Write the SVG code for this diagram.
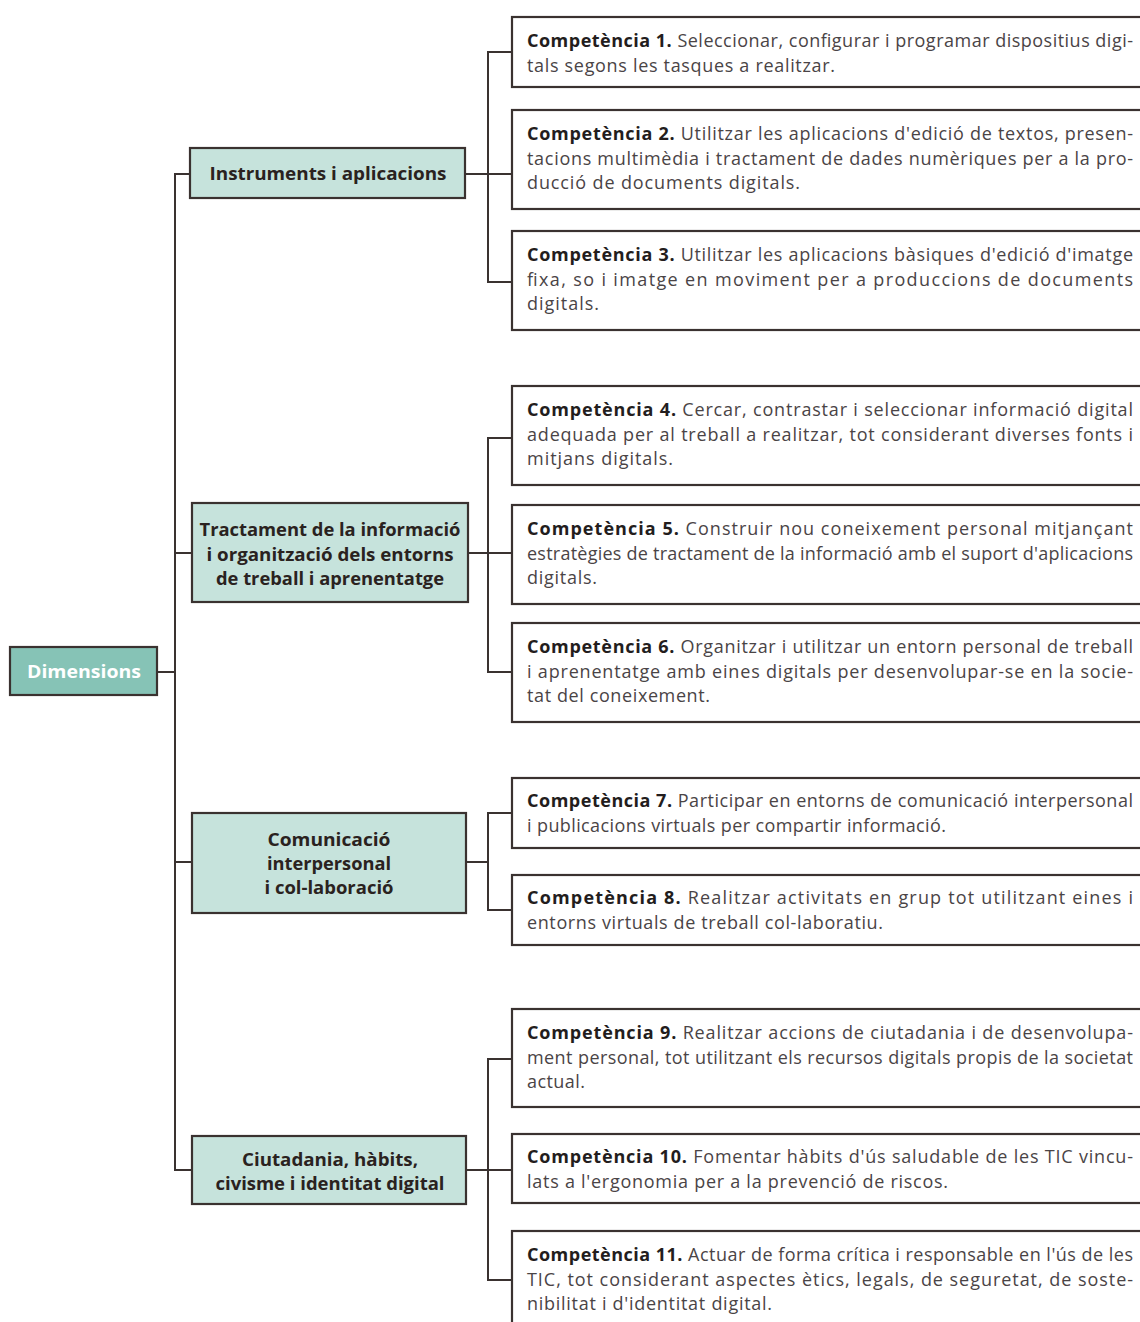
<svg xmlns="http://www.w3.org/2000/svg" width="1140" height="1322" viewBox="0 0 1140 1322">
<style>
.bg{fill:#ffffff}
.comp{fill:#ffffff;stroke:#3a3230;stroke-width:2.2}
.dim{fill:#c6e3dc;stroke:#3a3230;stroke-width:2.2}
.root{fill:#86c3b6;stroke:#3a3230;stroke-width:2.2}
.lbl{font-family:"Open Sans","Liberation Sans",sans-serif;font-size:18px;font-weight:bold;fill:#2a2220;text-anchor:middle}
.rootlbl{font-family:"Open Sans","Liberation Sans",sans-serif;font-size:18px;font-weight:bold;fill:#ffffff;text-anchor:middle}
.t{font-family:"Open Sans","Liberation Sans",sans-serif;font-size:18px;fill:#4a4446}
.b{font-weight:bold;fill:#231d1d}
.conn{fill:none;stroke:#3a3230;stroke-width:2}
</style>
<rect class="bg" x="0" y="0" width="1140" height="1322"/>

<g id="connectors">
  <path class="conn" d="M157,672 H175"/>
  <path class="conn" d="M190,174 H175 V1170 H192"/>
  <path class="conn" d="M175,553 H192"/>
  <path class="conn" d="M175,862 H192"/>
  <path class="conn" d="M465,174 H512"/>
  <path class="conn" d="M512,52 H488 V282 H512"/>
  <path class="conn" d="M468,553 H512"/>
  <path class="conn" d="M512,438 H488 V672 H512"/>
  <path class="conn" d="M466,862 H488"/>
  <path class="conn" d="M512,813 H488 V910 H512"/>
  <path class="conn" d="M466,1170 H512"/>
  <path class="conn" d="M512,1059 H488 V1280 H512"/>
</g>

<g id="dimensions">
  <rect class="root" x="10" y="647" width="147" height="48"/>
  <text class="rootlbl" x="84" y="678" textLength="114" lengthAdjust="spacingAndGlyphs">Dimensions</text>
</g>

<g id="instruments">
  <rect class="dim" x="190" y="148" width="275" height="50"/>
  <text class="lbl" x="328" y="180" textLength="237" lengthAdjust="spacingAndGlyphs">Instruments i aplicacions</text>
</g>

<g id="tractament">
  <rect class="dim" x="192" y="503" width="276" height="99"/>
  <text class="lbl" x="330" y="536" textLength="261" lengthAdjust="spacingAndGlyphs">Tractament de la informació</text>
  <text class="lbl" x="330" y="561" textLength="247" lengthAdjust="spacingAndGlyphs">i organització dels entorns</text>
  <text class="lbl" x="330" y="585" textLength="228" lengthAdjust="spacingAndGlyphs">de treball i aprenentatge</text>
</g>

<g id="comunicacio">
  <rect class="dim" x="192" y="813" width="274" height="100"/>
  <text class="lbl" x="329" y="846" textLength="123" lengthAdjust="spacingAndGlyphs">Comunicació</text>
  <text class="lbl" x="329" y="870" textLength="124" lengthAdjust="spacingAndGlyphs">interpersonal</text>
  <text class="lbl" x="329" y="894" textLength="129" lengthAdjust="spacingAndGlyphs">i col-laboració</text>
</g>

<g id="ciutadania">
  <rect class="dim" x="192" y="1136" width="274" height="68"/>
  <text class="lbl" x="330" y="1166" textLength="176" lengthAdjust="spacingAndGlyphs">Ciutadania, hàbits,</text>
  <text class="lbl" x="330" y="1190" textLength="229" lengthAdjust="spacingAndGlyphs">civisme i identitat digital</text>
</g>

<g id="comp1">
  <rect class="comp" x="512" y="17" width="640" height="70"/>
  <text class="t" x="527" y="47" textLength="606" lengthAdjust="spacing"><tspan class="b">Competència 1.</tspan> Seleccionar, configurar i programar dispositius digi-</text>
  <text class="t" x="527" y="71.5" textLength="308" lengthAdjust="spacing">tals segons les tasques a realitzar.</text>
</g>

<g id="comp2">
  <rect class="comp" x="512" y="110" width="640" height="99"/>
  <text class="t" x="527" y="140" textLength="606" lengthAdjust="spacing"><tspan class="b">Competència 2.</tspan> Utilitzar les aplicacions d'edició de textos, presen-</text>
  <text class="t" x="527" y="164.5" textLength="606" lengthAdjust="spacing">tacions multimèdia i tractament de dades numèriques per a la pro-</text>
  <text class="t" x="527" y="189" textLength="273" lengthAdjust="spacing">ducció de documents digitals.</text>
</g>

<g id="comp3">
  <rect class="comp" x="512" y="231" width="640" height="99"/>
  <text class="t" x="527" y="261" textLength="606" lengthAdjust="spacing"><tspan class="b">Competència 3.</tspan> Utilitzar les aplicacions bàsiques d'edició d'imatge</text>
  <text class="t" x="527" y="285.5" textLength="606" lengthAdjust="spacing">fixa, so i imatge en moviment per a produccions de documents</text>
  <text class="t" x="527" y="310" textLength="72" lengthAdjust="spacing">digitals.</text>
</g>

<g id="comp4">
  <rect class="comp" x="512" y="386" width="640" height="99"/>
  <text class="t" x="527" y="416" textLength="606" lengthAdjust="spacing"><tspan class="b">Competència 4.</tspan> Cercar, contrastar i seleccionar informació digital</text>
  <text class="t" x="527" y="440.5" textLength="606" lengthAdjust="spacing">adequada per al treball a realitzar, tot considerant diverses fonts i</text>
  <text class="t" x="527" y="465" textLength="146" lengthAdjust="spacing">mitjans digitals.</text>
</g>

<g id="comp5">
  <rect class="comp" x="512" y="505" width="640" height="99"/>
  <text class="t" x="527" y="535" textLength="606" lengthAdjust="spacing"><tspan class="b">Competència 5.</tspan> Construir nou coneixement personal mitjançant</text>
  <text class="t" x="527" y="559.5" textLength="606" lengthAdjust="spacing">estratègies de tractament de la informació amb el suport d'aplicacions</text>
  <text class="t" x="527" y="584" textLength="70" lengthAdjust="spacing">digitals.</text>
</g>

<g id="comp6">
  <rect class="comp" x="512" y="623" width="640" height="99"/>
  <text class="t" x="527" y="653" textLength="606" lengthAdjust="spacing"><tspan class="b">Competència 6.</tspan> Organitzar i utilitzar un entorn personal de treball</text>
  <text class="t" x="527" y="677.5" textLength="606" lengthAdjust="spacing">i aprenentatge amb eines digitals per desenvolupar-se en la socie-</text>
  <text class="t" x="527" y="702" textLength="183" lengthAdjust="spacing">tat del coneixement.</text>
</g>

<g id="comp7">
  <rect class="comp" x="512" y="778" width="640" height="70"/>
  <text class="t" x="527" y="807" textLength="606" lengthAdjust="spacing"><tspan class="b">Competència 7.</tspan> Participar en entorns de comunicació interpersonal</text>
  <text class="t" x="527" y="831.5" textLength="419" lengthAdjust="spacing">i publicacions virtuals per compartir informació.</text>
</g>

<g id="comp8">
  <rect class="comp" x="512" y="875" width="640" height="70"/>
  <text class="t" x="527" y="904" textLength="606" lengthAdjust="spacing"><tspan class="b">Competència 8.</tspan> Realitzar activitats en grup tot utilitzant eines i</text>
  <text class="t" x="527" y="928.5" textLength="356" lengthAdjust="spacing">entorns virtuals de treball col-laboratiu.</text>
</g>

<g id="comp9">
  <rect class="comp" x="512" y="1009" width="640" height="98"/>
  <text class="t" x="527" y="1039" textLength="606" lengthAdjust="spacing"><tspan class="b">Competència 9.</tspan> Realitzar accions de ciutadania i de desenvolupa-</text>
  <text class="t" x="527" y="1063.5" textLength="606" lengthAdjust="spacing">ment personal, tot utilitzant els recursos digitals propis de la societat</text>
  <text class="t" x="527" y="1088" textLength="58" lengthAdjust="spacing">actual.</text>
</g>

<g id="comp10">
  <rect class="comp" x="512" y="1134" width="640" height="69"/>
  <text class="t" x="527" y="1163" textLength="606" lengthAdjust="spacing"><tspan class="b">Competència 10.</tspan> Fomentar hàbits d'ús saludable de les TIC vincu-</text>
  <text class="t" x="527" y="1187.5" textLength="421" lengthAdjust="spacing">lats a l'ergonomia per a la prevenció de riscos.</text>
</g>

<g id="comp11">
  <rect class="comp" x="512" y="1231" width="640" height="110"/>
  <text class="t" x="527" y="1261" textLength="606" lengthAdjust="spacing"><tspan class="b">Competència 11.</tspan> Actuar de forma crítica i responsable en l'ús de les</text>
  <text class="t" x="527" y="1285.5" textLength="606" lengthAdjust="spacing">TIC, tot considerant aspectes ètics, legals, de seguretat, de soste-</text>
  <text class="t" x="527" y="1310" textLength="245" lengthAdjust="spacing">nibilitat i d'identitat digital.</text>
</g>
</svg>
* * * * * * *
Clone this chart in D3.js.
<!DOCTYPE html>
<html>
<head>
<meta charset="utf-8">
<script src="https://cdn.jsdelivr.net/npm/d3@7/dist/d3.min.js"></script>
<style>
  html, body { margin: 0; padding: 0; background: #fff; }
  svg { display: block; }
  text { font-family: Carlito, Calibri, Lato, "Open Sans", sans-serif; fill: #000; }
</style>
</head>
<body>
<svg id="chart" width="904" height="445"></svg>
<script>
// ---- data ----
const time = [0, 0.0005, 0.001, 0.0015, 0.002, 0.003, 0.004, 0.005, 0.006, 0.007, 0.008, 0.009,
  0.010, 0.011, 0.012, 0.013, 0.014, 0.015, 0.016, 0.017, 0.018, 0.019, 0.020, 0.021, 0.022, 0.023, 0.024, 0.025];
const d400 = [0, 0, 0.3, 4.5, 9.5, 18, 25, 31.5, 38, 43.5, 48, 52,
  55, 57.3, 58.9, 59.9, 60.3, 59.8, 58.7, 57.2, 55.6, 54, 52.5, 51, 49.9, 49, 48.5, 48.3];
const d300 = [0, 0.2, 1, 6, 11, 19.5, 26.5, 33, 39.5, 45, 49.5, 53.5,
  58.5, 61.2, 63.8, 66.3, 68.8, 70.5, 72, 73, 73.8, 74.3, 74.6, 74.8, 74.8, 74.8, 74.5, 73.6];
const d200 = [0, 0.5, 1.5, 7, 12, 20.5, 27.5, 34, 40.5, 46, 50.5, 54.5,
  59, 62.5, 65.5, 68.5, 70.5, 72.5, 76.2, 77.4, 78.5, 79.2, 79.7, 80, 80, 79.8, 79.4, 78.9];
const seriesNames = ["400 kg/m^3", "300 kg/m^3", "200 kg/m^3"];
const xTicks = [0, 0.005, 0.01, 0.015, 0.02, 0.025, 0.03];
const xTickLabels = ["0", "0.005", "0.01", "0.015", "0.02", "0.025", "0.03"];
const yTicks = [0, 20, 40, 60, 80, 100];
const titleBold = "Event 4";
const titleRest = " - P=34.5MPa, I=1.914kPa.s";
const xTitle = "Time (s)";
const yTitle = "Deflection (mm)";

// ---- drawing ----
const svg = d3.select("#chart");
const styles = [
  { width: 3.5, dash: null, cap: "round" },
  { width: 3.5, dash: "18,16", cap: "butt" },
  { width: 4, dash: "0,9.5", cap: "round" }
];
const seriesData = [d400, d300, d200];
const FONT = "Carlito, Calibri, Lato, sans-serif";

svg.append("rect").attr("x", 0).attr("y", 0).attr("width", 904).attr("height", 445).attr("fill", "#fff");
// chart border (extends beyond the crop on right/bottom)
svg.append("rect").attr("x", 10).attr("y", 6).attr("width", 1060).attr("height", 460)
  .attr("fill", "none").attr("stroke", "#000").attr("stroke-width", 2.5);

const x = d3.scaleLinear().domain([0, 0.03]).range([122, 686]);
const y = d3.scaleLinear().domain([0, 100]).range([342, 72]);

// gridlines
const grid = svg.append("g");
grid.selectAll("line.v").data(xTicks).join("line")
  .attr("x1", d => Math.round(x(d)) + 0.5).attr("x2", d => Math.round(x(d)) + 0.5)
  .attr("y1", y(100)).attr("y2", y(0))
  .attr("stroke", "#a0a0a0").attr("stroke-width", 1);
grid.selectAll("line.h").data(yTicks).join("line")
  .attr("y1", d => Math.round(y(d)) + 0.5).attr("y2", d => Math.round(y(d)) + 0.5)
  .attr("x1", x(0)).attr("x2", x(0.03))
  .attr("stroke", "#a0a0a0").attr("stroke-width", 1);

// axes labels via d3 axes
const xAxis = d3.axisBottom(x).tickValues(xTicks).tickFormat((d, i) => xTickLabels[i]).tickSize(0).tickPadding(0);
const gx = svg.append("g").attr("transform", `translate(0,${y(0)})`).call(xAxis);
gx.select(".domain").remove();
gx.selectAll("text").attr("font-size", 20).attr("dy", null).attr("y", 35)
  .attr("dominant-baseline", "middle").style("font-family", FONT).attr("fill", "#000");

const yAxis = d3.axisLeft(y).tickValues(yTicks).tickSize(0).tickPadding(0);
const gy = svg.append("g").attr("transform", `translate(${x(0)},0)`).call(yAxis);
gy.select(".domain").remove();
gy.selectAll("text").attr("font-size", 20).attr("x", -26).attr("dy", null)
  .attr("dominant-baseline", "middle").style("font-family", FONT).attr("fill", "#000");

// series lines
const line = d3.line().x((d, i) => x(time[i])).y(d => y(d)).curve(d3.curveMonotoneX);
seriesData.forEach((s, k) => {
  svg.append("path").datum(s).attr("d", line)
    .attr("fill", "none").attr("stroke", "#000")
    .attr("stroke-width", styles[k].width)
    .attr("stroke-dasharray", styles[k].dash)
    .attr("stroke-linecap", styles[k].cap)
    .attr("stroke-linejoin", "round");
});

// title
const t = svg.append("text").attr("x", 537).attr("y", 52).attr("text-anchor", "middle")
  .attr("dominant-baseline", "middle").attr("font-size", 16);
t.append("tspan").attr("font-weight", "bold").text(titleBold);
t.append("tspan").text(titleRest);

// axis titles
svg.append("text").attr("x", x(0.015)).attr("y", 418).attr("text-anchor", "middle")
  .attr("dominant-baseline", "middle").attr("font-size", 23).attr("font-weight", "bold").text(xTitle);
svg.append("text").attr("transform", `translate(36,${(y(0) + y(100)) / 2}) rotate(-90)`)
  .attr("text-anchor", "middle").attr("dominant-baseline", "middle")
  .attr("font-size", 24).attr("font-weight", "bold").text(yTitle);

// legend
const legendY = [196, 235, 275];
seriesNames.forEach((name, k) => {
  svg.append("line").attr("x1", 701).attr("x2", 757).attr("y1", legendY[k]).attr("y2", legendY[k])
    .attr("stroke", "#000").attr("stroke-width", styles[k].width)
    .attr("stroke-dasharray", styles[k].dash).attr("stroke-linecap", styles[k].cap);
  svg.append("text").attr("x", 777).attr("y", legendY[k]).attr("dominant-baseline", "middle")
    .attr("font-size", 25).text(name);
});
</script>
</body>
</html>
* * * * * * *
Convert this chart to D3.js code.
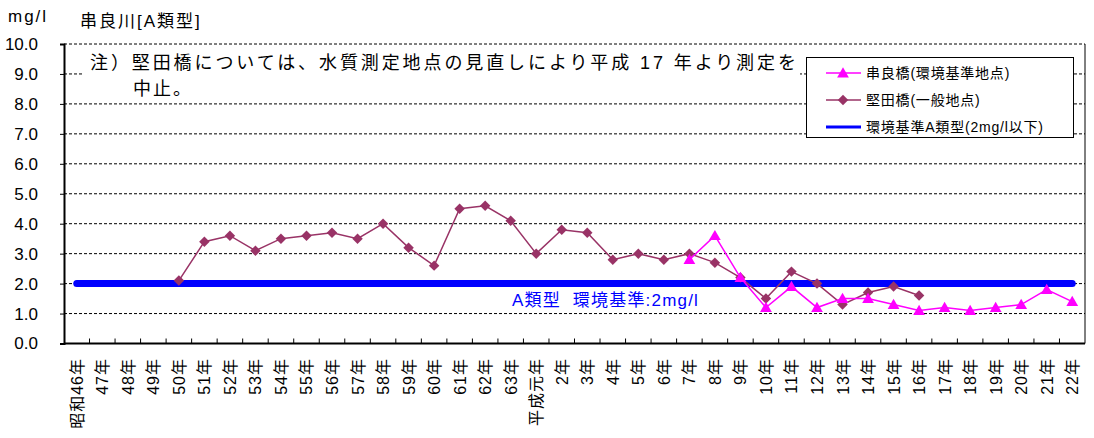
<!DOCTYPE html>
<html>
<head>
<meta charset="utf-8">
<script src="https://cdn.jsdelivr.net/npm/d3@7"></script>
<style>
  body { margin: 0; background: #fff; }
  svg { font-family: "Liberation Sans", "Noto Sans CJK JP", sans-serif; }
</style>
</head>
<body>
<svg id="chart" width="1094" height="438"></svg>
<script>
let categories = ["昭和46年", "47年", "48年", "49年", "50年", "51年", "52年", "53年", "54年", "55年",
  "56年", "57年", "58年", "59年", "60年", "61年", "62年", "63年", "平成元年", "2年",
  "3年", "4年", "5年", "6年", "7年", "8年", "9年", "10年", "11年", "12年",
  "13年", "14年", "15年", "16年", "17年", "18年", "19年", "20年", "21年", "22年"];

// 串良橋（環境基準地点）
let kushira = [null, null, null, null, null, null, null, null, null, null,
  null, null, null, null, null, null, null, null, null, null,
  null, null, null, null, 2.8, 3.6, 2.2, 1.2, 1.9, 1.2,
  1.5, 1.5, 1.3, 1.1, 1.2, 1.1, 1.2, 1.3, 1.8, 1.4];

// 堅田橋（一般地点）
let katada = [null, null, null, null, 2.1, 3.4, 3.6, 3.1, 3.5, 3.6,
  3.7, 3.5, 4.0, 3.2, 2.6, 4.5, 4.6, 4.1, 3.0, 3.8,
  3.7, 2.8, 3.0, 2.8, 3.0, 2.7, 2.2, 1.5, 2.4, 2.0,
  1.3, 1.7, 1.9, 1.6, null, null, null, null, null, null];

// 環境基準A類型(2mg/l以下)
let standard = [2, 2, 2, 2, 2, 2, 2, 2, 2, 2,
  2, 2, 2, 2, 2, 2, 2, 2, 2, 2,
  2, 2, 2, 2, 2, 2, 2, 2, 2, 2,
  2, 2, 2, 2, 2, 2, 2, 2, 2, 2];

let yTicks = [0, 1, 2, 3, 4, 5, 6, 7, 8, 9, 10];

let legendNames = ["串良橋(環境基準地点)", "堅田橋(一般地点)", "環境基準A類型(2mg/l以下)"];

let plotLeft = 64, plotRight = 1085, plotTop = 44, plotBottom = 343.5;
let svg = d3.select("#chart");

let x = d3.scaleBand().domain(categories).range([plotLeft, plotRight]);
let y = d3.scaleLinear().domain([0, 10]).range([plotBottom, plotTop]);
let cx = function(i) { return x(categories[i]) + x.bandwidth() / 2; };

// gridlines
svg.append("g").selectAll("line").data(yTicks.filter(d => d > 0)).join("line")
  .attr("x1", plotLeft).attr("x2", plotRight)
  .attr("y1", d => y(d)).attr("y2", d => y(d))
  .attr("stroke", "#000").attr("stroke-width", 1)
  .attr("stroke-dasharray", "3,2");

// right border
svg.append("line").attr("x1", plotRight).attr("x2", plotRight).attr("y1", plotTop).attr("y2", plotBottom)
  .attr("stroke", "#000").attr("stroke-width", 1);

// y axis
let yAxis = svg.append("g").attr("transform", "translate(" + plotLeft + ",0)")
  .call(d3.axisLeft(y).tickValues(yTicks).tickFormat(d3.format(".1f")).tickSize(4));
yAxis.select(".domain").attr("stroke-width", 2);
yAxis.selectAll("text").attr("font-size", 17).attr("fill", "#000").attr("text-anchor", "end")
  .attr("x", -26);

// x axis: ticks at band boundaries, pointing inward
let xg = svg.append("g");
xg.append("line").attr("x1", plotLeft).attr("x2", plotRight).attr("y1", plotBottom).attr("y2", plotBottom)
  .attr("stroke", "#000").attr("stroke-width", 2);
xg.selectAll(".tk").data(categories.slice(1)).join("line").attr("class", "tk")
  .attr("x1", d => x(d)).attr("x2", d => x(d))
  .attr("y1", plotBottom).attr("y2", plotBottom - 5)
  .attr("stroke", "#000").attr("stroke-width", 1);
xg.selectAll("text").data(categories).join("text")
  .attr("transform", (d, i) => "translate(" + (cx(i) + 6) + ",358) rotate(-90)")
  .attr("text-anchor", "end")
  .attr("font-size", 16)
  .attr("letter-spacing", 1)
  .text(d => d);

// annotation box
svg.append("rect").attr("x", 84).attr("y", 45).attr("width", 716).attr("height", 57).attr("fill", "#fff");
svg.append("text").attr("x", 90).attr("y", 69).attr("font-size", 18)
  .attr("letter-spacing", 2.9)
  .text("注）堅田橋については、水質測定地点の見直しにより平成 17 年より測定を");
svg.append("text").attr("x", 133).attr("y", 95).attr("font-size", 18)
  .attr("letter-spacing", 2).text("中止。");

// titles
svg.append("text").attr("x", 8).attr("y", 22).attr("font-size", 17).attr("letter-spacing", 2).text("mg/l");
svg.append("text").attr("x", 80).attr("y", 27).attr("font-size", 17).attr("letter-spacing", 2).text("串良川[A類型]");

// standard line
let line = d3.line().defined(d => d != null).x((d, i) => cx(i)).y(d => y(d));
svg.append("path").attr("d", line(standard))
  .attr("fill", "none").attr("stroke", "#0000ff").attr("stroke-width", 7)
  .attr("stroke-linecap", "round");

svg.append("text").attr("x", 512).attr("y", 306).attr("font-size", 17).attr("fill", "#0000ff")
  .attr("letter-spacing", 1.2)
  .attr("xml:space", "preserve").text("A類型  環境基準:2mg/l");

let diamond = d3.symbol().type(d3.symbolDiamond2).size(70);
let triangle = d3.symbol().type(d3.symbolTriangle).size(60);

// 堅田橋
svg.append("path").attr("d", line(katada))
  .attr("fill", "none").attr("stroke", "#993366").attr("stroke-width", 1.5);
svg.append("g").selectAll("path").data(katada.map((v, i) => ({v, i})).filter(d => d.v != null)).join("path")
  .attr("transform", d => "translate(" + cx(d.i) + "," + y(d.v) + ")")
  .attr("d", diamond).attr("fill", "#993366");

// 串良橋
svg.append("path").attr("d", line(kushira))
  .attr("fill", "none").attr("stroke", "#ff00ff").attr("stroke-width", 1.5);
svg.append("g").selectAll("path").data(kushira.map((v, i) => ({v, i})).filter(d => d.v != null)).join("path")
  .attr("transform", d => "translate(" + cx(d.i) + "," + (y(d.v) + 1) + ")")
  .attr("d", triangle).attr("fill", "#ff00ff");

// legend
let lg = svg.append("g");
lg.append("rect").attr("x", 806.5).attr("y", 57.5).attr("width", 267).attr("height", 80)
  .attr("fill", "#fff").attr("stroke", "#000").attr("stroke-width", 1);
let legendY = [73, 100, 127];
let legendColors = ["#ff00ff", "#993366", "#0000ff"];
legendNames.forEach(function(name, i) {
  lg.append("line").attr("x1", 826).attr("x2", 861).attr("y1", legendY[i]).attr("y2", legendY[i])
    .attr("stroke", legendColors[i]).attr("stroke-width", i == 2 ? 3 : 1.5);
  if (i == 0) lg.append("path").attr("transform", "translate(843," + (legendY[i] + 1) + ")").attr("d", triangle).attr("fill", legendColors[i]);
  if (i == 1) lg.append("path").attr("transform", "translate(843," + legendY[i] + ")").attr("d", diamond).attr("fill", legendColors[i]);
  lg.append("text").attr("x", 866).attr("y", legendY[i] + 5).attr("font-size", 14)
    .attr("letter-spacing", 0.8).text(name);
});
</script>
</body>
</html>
* * * * * * *
■ **Goal**
Look through the entries above. Extract each line with the word "chart".

■ **Task answer**
Clone this chart in D3.js.
<svg id="chart" width="904" height="445"></svg>
const svg = d3.select("#chart");
// chart border (extends beyond the crop on right/bottom)
Convert this chart to D3.js code.
<svg id="chart" width="1094" height="438"></svg>
let svg = d3.select("#chart");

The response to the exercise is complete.